Fintech sector: At the tipping point?

   2023-02-19 17:02

The past few years have been nothing less than dramatic for the fintech sector in India. Its growth accelerated during the pandemic, with the number crossing 7,500 fintech startups. During 2014 to mid-2022, the sector received more than $30 billion in funding.



The main forces driving the acceleration of this sector have been product innovations in customer acquisition, underwriting, pricing and collections, and customer services. Technology has gone from being an enabler to a business driver for this sector.

The rapid growth of fintechs can also be attributed to favourable macroeconomic and demographic factors, including rising middle class with higher disposable incomes to buy, borrow, save and invest more; increasing mobile access and digital adoption; abundant financial services and technology talent in the country; availability of equity and debt capital; and above all, government initiatives and regulatory efforts to create a conducive environment.

It is estimated that Indian fintechs represent about $100 billion of enterprise value (EV), compared to an overall EV of financial services (FS) of $1.4 trillion, in 2021. The Indian fintech sector is poised to capture nearly $350 billion in EV by FY26, contributing more than 15% of FS EV. Similar is the story of insuretechs and wealthtechs. The fintech ecosystem in India, in short, has evolved and is poised for a giant leap.
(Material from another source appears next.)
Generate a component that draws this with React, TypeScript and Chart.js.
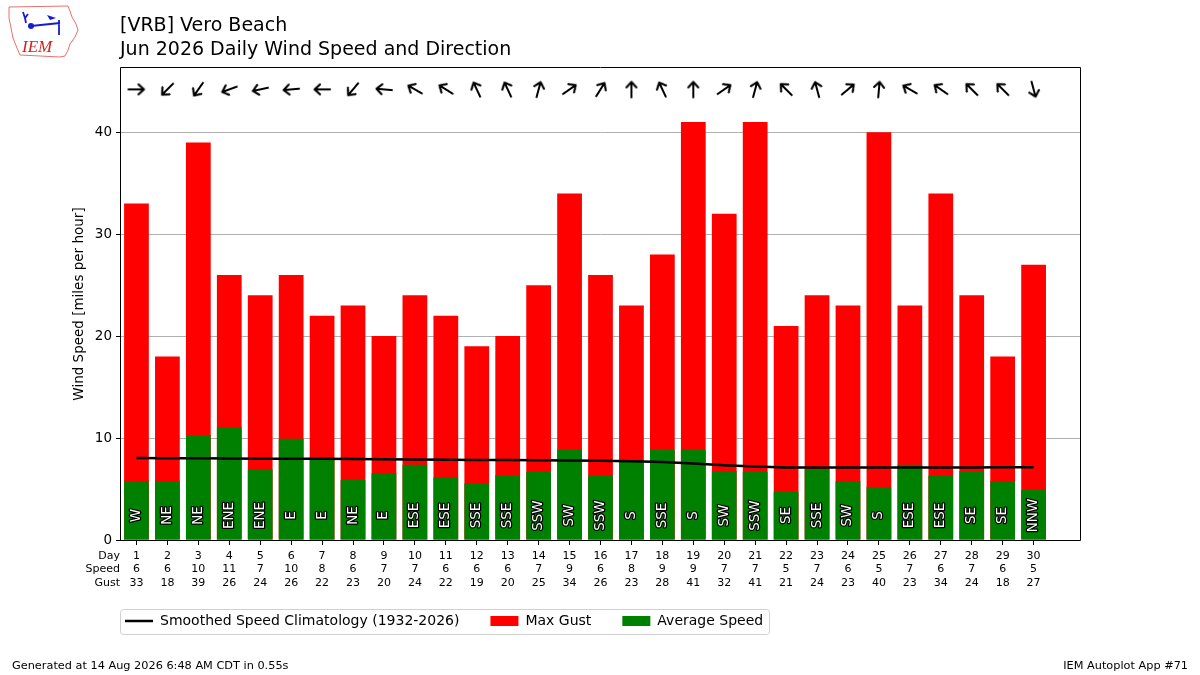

But challenges remain. That said, 2022 was not a kind year for the sector. It faced a series of adverse events. Central banks worldwide started withdrawing liquidity released during the pandemic to tame inflation. This resulted in fears of a recession in developed countries, prompting investors to hold on to equity investments. As a consequence, funding to the fintech sector also dipped. After a good run over the past couple of years, the fintech sector in India witnessed a 41% drop in VC funding in 2022.

Regulatory action played its own role in slowing down the sector. The Reserve Bank of India action was not a bolt from the blue. It re-iterated aspects of the 2015 master circular on outsourcing and emphasized data privacy as another chief concern. As fintech had an unbridled acceleration till 2021, the regulator put in some bumps and guardrails to control the speed and avoid potential mishaps. The RBI action directed innovation constructively within the current set-up. Nevertheless, sudden action from the regulator was a shocker for all involved in the fintech sector – founders, investors, and customers alike.
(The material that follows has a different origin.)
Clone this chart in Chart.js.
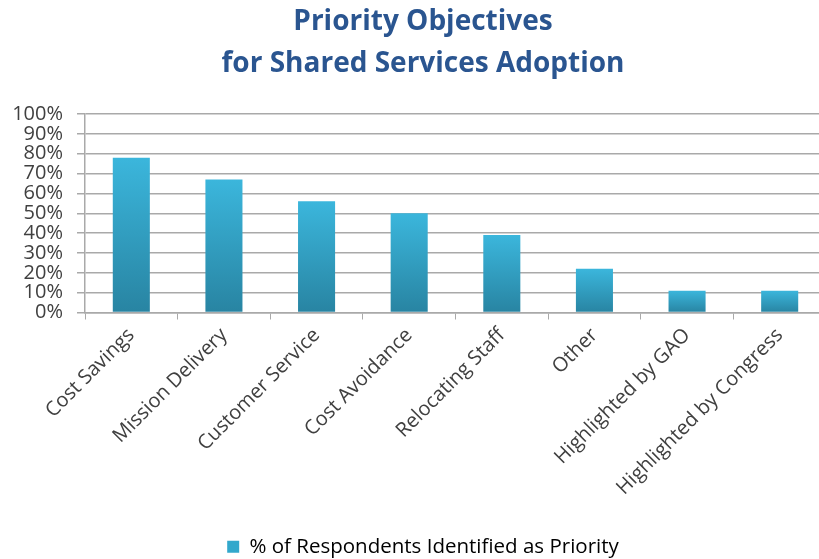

Yet, it is also evident that the regulator appreciates financial innovation and founders’ efforts in the financial sector. RBI governor Shaktikanta Das said last October, “Regulator will continue to adopt a participative approach for facilitating innovation in the financial sector as fintechs play a transformative role in the financial system through digital innovations offering better delivery of financial services.” He also said that sustainable development and ensuring a resilient financial system form the fulcrum for RBI’s policy architecture.

For the sector to achieve its promise, fintechs must build bridges with the regulator. Fintechs can contribute to relevant and important areas, such as working on credit delivery in partnership with traditional lenders, especially in rural and semi-urban areas; making credit available in a timely and cost-effective manner, especially for agriculture and allied activities and MSMEs; by participating in regulatory initiatives like Regulatory Sandbox.

But most importantly, fintechs can reconcile by playing the game by the rules. The commonality of intent between fintechs and the regulator —customer centricity and transparency—provides a durable foundation.

Moreover, abiding by regulations would give implicit credibility to the sector. This, in turn, would give confidence to investors as well as consumers in innovative financial solutions.

Regulators also need to adopt a more collaborative approach as it would create the necessary environment for innovation to flourish. They will need to balance their concern for customer protection, data security and privacy with the need to provide a large market and supportive policies for the growth of this sector.

In short, fintech as a sector is at a tipping point. It undoubtedly has a bright future, given the positive encouragement from the regulatory authorities in the past. By consulting and collaborating, the sector can easily achieve its promise.

Sandeep Patil is Partner & Head, Asia, QED Investors, a fintech focused global fund.